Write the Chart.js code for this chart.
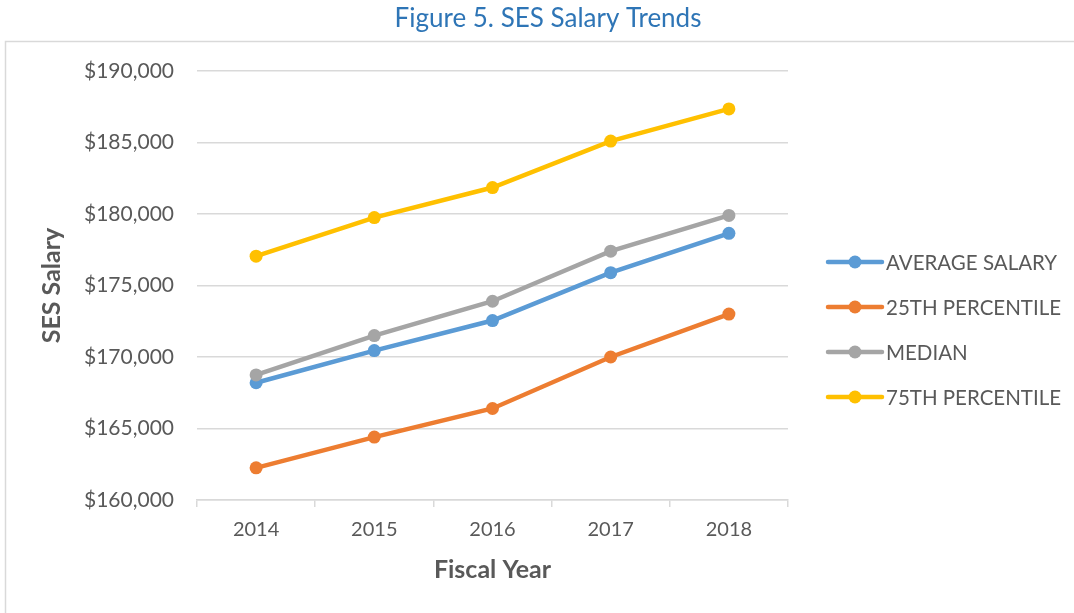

...

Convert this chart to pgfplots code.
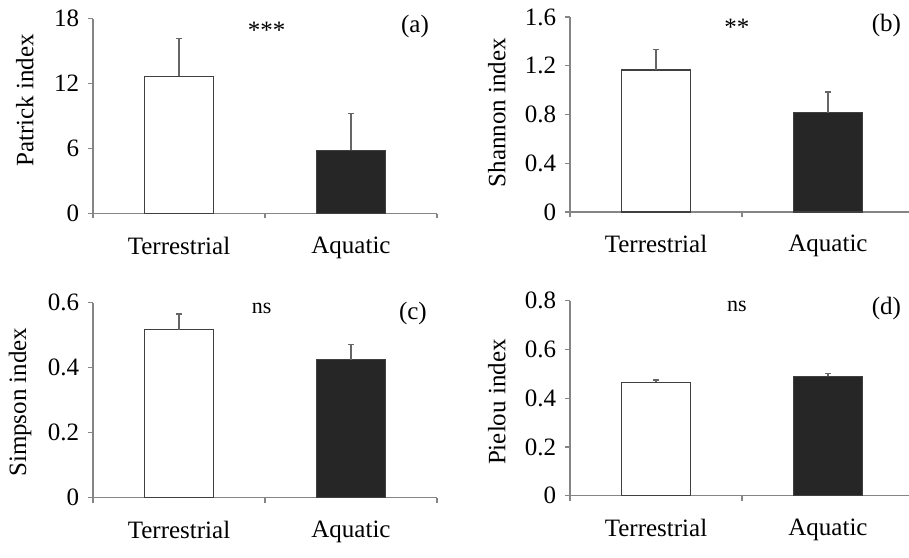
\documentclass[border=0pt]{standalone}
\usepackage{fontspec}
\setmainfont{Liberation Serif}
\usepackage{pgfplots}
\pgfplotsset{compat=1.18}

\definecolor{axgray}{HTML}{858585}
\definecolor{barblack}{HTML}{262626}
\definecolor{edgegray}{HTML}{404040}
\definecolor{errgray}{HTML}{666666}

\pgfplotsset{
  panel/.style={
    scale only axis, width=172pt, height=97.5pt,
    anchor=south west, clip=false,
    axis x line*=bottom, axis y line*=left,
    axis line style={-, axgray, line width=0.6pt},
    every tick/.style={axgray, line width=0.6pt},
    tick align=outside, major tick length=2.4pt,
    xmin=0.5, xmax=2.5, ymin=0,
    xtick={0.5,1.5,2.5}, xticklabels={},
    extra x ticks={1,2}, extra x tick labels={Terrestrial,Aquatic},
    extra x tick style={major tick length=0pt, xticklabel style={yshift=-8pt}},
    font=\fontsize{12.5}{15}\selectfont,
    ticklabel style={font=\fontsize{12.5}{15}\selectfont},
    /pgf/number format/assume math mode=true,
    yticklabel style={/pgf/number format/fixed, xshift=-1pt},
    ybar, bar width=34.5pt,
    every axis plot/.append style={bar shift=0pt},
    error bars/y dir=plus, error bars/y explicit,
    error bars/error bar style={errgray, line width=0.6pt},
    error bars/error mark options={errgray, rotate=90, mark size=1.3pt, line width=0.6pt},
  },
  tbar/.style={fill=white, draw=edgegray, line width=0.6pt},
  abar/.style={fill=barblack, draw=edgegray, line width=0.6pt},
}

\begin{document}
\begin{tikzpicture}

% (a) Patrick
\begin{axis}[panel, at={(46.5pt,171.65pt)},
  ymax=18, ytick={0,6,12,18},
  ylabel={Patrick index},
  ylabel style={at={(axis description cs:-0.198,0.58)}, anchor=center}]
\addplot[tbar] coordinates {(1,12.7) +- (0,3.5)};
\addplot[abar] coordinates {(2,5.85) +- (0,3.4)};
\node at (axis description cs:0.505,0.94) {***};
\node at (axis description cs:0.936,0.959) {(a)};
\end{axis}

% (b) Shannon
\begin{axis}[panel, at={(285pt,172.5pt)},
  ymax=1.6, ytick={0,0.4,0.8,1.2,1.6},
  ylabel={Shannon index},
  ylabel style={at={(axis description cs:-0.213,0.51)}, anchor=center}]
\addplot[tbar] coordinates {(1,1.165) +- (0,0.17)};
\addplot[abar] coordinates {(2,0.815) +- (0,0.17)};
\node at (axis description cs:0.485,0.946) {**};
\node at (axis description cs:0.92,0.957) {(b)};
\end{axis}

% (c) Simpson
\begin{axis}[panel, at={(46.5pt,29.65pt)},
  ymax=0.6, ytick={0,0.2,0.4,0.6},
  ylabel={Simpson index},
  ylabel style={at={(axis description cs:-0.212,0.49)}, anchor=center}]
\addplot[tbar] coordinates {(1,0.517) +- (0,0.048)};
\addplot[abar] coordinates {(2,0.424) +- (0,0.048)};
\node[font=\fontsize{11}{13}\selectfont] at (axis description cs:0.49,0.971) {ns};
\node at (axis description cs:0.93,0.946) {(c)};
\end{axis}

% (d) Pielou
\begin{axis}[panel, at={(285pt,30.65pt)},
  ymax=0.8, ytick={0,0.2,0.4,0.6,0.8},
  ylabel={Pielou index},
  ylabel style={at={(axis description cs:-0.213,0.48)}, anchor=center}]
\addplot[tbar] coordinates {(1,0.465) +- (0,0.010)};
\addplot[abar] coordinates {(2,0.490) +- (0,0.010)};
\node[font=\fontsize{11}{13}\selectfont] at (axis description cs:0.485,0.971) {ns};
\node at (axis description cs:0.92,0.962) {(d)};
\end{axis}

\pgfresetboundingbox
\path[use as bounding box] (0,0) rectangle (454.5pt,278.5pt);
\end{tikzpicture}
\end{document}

* * *

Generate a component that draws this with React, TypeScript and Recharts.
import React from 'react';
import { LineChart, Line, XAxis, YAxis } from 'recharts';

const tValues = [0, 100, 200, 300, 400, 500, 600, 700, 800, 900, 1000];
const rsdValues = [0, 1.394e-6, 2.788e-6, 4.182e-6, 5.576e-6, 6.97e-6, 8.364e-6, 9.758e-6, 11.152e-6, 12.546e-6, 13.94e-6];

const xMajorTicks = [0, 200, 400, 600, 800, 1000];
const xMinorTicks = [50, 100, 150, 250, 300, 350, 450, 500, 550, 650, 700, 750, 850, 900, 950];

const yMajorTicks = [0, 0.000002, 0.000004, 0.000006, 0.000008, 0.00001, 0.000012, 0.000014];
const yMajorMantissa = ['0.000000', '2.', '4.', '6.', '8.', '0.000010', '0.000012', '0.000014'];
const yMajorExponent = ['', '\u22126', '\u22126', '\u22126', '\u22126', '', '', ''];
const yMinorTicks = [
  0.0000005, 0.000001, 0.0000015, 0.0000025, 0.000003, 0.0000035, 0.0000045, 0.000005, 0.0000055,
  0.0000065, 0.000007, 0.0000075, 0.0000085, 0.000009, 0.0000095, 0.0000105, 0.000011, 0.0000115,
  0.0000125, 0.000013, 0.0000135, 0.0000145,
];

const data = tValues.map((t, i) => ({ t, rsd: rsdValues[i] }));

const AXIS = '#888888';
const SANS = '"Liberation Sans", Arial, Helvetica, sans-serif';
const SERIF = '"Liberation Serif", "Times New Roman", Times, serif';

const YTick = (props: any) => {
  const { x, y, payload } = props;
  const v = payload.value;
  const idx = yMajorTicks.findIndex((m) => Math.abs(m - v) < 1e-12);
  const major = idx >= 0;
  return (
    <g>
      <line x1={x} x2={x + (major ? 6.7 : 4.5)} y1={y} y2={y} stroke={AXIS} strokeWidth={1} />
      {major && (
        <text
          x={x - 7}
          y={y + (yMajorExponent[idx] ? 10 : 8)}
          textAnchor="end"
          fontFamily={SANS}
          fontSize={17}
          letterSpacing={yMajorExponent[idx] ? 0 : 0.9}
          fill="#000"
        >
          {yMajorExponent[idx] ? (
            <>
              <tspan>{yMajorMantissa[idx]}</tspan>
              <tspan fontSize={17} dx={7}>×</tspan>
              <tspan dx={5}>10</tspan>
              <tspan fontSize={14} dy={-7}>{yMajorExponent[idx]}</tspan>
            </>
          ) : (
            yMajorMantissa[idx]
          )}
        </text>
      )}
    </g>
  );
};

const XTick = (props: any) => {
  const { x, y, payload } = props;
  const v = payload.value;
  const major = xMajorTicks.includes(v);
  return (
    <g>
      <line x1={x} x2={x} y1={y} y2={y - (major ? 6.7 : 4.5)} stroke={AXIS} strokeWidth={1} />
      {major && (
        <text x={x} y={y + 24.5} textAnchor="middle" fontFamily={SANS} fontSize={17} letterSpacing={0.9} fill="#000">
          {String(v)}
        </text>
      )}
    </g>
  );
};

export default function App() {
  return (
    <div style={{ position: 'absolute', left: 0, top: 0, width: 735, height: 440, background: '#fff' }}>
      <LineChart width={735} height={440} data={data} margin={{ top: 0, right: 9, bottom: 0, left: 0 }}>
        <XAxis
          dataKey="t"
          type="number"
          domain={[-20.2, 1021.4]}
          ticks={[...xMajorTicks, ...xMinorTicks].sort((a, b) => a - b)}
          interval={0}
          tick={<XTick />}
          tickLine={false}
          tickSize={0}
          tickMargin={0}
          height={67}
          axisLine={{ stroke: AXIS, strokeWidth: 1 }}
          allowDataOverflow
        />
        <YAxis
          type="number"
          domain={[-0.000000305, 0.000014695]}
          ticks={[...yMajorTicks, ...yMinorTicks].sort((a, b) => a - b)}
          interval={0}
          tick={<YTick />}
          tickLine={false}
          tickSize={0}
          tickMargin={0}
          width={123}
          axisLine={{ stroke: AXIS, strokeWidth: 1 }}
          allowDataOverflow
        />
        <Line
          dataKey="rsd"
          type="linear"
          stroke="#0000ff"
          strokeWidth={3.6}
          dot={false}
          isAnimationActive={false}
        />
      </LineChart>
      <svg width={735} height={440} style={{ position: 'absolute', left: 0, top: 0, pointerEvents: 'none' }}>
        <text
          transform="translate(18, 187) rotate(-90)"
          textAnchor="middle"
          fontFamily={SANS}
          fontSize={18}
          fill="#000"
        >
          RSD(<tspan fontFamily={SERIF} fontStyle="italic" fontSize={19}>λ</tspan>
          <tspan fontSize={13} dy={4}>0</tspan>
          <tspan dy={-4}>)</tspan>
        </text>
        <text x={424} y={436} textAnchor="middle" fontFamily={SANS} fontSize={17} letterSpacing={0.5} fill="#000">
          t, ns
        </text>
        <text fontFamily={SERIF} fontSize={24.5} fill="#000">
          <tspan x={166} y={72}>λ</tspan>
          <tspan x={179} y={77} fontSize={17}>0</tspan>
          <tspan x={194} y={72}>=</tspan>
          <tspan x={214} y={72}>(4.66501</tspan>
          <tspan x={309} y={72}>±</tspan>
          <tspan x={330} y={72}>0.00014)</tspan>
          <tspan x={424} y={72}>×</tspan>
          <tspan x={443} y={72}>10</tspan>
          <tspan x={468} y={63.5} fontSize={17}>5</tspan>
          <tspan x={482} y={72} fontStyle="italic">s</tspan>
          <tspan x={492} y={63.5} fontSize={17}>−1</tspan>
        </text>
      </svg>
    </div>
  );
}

Brief: Which lines above run from the one containing "Generate a component" down to the one containing "850, 900, 950];"? Repeat exactly those, both ends included, and nothing else.

The solution:
Generate a component that draws this with React, TypeScript and Recharts.
import React from 'react';
import { LineChart, Line, XAxis, YAxis } from 'recharts';

const tValues = [0, 100, 200, 300, 400, 500, 600, 700, 800, 900, 1000];
const rsdValues = [0, 1.394e-6, 2.788e-6, 4.182e-6, 5.576e-6, 6.97e-6, 8.364e-6, 9.758e-6, 11.152e-6, 12.546e-6, 13.94e-6];

const xMajorTicks = [0, 200, 400, 600, 800, 1000];
const xMinorTicks = [50, 100, 150, 250, 300, 350, 450, 500, 550, 650, 700, 750, 850, 900, 950];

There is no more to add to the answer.